The setting and some of the action are very similar to several other Conrad works, but Typhoon also has its own strengths and is in some ways unusual. For example, characterization is very strong - not in the sense of being rounded, Macwhirr in particular being almost a Dickensian caricature, but in being simply memorable. The characters may be archetypes but are very entertaining - and many readers will see people they know in them. Typhoon is also quite humorous, which is surprising in an author whose humor is nearly always black in the rare cases where it exists at all. Macwhirr is of course the butt of much comic fodder, but there is a light-heartedness to many descriptions outside the central scene. Some, such as those in the sailors' households, have satirical bite, which will please those who miss Conrad's cynicism, but those who normally find him too dark may well be pleasantly surprised overall.
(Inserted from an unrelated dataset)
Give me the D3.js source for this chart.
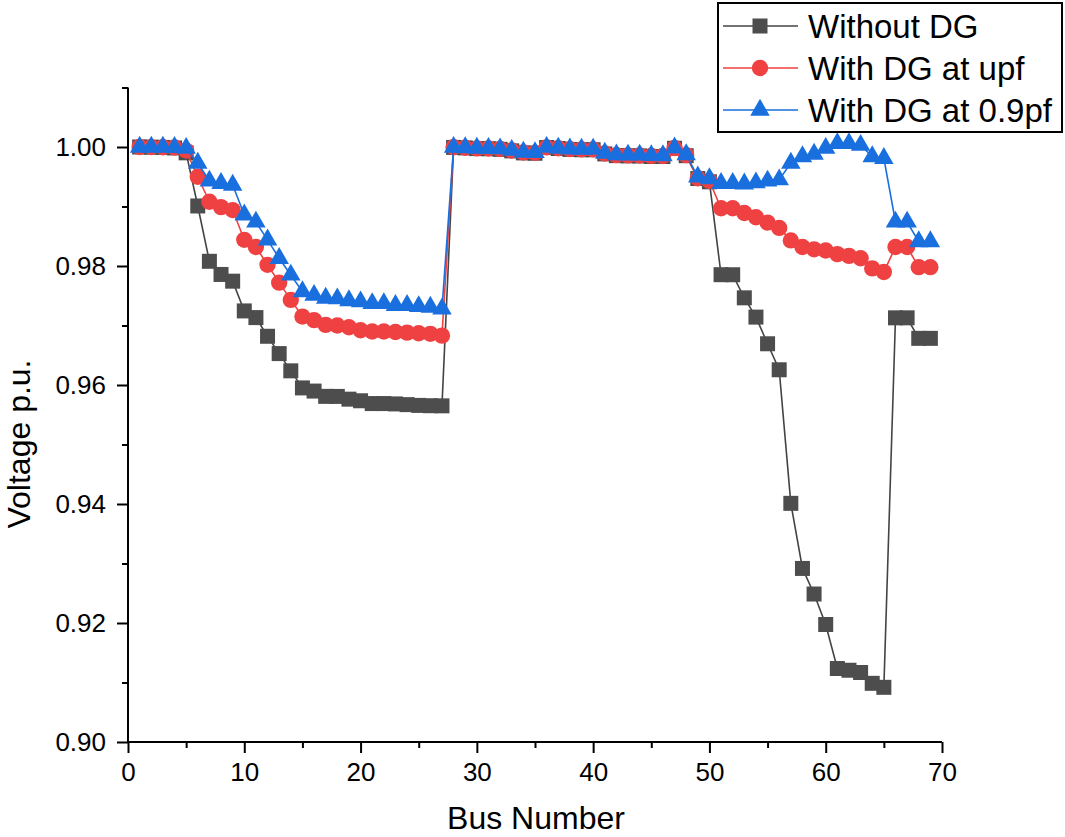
<!DOCTYPE html>
<html><head><meta charset="utf-8">
<script src="https://cdn.jsdelivr.net/npm/d3@7"></script>
<style>body{margin:0;background:#fff}svg{display:block;font-family:"Liberation Sans",Arial,sans-serif}</style>
</head><body>
<script>
const buses = d3.range(1, 70);
const withoutDG = [1.0000,0.99997,0.99993,0.99984,0.99902,0.99009,0.98079,0.97858,0.97745,0.97245,0.97133,0.96819,0.96528,0.96238,0.95951,0.95898,0.95809,0.95808,0.95762,0.95735,0.95688,0.95688,0.95682,0.95670,0.95657,0.95652,0.95650,
0.99993,0.99985,0.99973,0.99971,0.99961,0.99935,0.99901,0.99895,0.99992,0.99975,0.99959,0.99954,0.99954,0.99884,0.99855,0.99851,0.99850,0.99841,0.99840,0.99979,0.99854,0.99470,0.99415,
0.97854,0.97853,0.97465,0.97141,0.96693,0.96256,0.94011,0.92917,0.92487,0.91975,0.91235,0.91206,0.91168,0.90986,0.90919,0.97129,0.97129,0.96784,0.96784];
const withDGupf = [1.0000,0.99999,0.99996,0.99991,0.99940,0.9950,0.9908,0.9899,0.9894,0.9844,0.9832,0.9802,0.9772,0.9743,0.9715,0.9709,0.9701,0.9700,0.9697,0.9692,0.9690,0.9690,0.9689,0.9688,0.9687,0.9686,0.9683,
0.99995,0.99988,0.99977,0.99975,0.99966,0.99941,0.99908,0.99902,0.99994,0.99979,0.99964,0.99959,0.99959,0.99891,0.99863,0.99859,0.99858,0.99850,0.99849,0.99983,0.99863,0.99475,0.99430,
0.9897,0.9897,0.9889,0.9882,0.9873,0.9864,0.9843,0.9832,0.9828,0.9826,0.9820,0.9817,0.9813,0.9796,0.9790,0.9832,0.9832,0.9798,0.9798];
const withDG09 = [1.0000,1.0000,0.99998,0.99995,0.99980,0.9973,0.9943,0.9939,0.9936,0.9886,0.9874,0.9844,0.9813,0.9785,0.9757,0.9751,0.9746,0.9745,0.9742,0.9740,0.9737,0.9737,0.9734,0.9734,0.9732,0.9731,0.9728,
0.99997,0.99991,0.99981,0.99979,0.99971,0.99947,0.99915,0.99909,0.99996,0.99983,0.99969,0.99965,0.99965,0.99898,0.99871,0.99867,0.99866,0.99858,0.99857,0.99987,0.99872,0.99500,0.99470,
0.9939,0.9939,0.9938,0.9940,0.9943,0.9945,0.9973,0.9984,0.9988,0.9998,1.0006,1.0006,1.0003,0.9984,0.9981,0.9874,0.9874,0.9841,0.9841];
const seriesNames = ["Without DG","With DG at upf","With DG at 0.9pf"];
const xTicks = [0,10,20,30,40,50,60,70];
const yTicks = [0.90,0.92,0.94,0.96,0.98,1.00];

const W = 1065, H = 837;
const svg = d3.select("body").append("svg").attr("width", W).attr("height", H);
const x = d3.scaleLinear().domain([0, 70]).range([128, 942]);
const y = d3.scaleLinear().domain([0.90, 1.00]).range([742, 147]);
const yTop = 1.01;

const series = [
  {name: seriesNames[0], vals: withoutDG, line: "#444444", fill: "#4d4d4d", sym: d3.symbolSquare, size: 225},
  {name: seriesNames[1], vals: withDGupf, line: "#ef4142", fill: "#ef4142", sym: d3.symbolCircle, size: 210},
  {name: seriesNames[2], vals: withDG09, line: "#1a6fdf", fill: "#1a6fdf", sym: d3.symbolTriangle, size: 165}
];

const lineGen = d3.line().x(d => x(d[0])).y(d => y(d[1]));
series.forEach(s => {
  const pts = buses.map((b, i) => [b, s.vals[i]]);
  const g = svg.append("g");
  g.append("path").datum(pts).attr("d", lineGen).attr("fill", "none").attr("stroke", s.line).attr("stroke-width", 1.6);
  g.selectAll("path.m").data(pts).join("path").attr("class", "m")
    .attr("d", d3.symbol().type(s.sym).size(s.size))
    .attr("transform", d => `translate(${x(d[0])},${y(d[1])})`)
    .attr("fill", s.fill);
});

// axes
const axG = svg.append("g").attr("stroke", "#000").attr("stroke-width", 2);
axG.append("line").attr("x1", x(0)).attr("x2", x(70)).attr("y1", y(0.90)).attr("y2", y(0.90));
axG.append("line").attr("x1", x(0)).attr("x2", x(0)).attr("y1", y(0.90)).attr("y2", y(yTop));

const xAxis = d3.axisBottom(x).tickValues(xTicks).tickSize(11).tickPadding(10).tickFormat(d3.format("d"));
const gx = svg.append("g").attr("transform", `translate(0,${y(0.90)})`).call(xAxis);
const xMinor = d3.axisBottom(x).tickValues([5,15,25,35,45,55,65]).tickSize(6).tickFormat("");
const gxm = svg.append("g").attr("transform", `translate(0,${y(0.90)})`).call(xMinor);

const yAxis = d3.axisLeft(y).tickValues(yTicks).tickSize(11).tickPadding(11).tickFormat(d3.format(".2f"));
const gy = svg.append("g").attr("transform", `translate(${x(0)},0)`).call(yAxis);
const yMinor = d3.axisLeft(y).tickValues([0.91,0.93,0.95,0.97,0.99,1.01]).tickSize(6).tickFormat("");
const gym = svg.append("g").attr("transform", `translate(${x(0)},0)`).call(yMinor);

[gx, gxm, gy, gym].forEach(g => {
  g.select(".domain").remove();
  g.selectAll(".tick line").attr("stroke", "#000").attr("stroke-width", 2);
  g.selectAll(".tick text").attr("fill", "#000").style("font-size", "26px").style("font-family", '"Liberation Sans",Arial,sans-serif');
});

svg.append("text").attr("x", 536).attr("y", 829).attr("text-anchor", "middle")
  .style("font-size", "32px").text("Bus Number");
svg.append("text").attr("transform", "translate(30,444) rotate(-90)").attr("text-anchor", "middle")
  .style("font-size", "32px").text("Voltage p.u.");

// legend
const lg = svg.append("g");
lg.append("rect").attr("x", 718).attr("y", 3).attr("width", 344).attr("height", 129)
  .attr("fill", "#fff").attr("stroke", "#000").attr("stroke-width", 2);
const rowsY = [26, 68, 110];
series.forEach((s, i) => {
  const ry = rowsY[i];
  lg.append("line").attr("x1", 723).attr("x2", 798).attr("y1", ry).attr("y2", ry).attr("stroke", s.line).attr("stroke-width", 1.6);
  lg.append("path").attr("d", d3.symbol().type(s.sym).size(s.size)).attr("transform", `translate(760,${ry})`).attr("fill", s.fill);
  lg.append("text").attr("x", 808).attr("y", ry + 12).style("font-size", "33px").text(s.name);
});
</script>
</body></html>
This is certainly not Conrad's strongest story; the frustratingly abrupt way in which the storm's second half is passed over even seems to suggest he grew bored with the work and rushed toward the end. I personally think further storm descriptions would have simply been too much, and he perhaps thought so too, but there certainly should have been a less jerky transition. Some will also dislike the indirect narration toward the end, but I found it a successful, if not overly ambitious, experiment from an author renowned for constantly pushing narrative's proverbial envelope. More fundamentally, Typhoon lacks the astonishing psychological depth and dense philosophical dramatization that were always Conrad's top strengths. The latter is here to a certain extent but far less so than elsewhere, automatically putting the book below his best, though some of the other elements partly atone.

Anyone at all interested in Conrad should certainly read these works, whether here or elsewhere.